WRITTEN PROBLEM
Take every line where the string "this" appears and copy it.

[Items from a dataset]
_____

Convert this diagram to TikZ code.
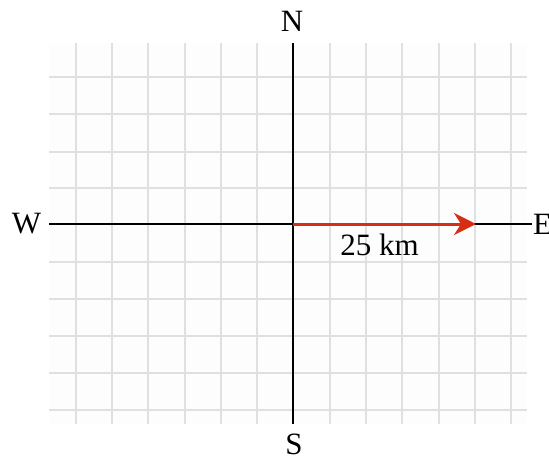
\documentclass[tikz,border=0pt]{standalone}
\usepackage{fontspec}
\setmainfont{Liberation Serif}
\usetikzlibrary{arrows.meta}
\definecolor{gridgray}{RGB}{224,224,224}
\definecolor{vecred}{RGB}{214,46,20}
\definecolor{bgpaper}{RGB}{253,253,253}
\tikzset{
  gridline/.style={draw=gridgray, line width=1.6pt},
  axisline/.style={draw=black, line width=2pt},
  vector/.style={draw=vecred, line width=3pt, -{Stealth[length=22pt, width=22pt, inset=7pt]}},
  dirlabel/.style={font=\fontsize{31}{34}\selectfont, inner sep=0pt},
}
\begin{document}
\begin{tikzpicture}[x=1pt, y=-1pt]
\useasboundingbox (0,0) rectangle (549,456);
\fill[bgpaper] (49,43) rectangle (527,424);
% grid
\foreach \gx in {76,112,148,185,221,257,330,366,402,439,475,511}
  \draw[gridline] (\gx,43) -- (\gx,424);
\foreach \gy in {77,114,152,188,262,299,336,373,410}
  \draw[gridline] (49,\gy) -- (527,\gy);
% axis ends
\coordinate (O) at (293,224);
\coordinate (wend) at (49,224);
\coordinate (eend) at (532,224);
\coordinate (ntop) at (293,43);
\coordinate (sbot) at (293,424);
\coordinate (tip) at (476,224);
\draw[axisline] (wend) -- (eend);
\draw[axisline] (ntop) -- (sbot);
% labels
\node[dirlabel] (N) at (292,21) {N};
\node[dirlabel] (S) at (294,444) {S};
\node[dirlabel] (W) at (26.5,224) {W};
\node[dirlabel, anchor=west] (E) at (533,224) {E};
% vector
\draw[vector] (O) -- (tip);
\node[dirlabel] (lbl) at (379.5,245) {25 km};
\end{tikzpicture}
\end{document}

_____

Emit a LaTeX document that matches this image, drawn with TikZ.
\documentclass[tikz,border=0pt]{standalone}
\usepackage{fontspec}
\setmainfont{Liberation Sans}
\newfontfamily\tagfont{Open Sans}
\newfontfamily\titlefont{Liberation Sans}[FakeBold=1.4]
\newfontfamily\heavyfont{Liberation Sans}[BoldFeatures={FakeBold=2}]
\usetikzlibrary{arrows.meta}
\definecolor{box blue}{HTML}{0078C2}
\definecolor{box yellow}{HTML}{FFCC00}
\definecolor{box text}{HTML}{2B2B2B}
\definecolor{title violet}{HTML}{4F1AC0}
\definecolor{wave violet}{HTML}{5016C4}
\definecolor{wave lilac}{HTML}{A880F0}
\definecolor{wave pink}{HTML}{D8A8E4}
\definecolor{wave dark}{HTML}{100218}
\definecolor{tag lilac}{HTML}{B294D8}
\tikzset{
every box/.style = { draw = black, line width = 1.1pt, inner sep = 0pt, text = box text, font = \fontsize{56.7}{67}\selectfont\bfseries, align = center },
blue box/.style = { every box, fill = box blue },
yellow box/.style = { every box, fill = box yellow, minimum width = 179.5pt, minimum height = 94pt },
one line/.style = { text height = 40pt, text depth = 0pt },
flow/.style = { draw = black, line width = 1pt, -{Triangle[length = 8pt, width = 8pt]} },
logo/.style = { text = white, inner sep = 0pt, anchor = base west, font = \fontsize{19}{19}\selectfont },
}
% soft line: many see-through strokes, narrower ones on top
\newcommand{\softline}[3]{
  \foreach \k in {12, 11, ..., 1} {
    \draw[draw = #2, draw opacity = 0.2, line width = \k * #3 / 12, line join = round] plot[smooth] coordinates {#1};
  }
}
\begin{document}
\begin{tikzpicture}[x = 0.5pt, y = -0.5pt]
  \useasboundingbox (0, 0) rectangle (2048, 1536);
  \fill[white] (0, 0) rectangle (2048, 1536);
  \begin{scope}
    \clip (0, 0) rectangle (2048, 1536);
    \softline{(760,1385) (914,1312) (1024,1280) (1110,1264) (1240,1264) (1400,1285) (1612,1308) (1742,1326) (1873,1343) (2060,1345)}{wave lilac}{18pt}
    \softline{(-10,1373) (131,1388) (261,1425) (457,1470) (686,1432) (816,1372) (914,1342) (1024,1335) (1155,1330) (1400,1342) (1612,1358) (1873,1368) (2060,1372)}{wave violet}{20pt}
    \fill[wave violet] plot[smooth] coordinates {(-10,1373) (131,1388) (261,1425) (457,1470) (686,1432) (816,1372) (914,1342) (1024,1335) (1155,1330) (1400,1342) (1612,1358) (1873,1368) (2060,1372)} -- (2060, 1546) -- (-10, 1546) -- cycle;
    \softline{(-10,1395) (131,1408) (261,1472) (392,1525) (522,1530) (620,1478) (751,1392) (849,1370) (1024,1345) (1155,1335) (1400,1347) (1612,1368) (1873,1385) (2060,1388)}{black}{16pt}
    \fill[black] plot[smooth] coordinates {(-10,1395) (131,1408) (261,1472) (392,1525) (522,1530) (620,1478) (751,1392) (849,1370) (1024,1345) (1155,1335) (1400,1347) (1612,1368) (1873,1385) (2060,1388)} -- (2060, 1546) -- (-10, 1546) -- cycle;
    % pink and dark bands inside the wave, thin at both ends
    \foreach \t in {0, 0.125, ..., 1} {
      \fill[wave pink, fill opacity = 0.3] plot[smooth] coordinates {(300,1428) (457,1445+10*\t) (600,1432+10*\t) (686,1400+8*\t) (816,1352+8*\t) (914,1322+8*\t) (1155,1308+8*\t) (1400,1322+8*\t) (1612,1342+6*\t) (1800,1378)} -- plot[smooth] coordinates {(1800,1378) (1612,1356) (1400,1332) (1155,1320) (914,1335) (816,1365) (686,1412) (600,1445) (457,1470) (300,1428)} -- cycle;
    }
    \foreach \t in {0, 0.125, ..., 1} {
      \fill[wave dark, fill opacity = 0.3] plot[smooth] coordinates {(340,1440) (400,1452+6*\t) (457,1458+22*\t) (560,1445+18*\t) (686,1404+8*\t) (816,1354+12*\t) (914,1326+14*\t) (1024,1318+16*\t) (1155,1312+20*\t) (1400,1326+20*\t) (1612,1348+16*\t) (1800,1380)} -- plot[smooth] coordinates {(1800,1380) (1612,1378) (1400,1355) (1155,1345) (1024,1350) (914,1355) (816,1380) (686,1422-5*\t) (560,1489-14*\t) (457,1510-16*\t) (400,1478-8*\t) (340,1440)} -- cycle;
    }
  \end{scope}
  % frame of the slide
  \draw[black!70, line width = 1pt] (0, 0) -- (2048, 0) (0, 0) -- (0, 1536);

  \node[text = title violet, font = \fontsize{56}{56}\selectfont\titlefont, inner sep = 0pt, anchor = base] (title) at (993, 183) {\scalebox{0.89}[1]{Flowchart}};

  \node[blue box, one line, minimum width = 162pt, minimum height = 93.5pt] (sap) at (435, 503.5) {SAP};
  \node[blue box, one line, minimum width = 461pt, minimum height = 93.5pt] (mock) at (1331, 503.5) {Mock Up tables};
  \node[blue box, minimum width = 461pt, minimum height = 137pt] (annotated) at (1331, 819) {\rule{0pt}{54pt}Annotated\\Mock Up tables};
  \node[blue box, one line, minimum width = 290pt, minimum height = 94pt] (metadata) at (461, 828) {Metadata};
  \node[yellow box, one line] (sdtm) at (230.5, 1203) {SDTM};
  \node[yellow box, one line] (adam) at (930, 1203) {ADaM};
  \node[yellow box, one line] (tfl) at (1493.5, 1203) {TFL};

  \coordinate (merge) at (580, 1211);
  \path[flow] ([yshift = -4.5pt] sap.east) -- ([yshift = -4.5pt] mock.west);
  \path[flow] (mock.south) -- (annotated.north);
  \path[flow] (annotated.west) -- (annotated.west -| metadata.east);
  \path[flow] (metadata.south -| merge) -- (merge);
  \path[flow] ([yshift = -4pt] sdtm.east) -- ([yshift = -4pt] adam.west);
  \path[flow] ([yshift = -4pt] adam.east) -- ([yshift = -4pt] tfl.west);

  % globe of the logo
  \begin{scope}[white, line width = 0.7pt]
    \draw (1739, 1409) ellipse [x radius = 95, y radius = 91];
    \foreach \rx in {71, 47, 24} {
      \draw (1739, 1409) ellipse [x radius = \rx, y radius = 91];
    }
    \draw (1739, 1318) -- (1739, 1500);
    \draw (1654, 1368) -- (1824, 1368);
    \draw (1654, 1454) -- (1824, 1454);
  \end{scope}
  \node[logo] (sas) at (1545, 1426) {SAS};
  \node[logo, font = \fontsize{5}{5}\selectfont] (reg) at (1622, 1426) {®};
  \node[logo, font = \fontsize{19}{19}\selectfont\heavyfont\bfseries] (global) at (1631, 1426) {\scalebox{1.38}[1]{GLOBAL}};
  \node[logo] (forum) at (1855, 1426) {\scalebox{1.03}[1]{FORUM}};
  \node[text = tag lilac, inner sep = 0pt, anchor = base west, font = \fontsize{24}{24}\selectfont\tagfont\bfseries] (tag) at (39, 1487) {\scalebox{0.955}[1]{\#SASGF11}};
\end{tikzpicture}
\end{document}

_____

EXPECTED ANSWER
Convert this diagram to TikZ code.
Emit a LaTeX document that matches this image, drawn with TikZ.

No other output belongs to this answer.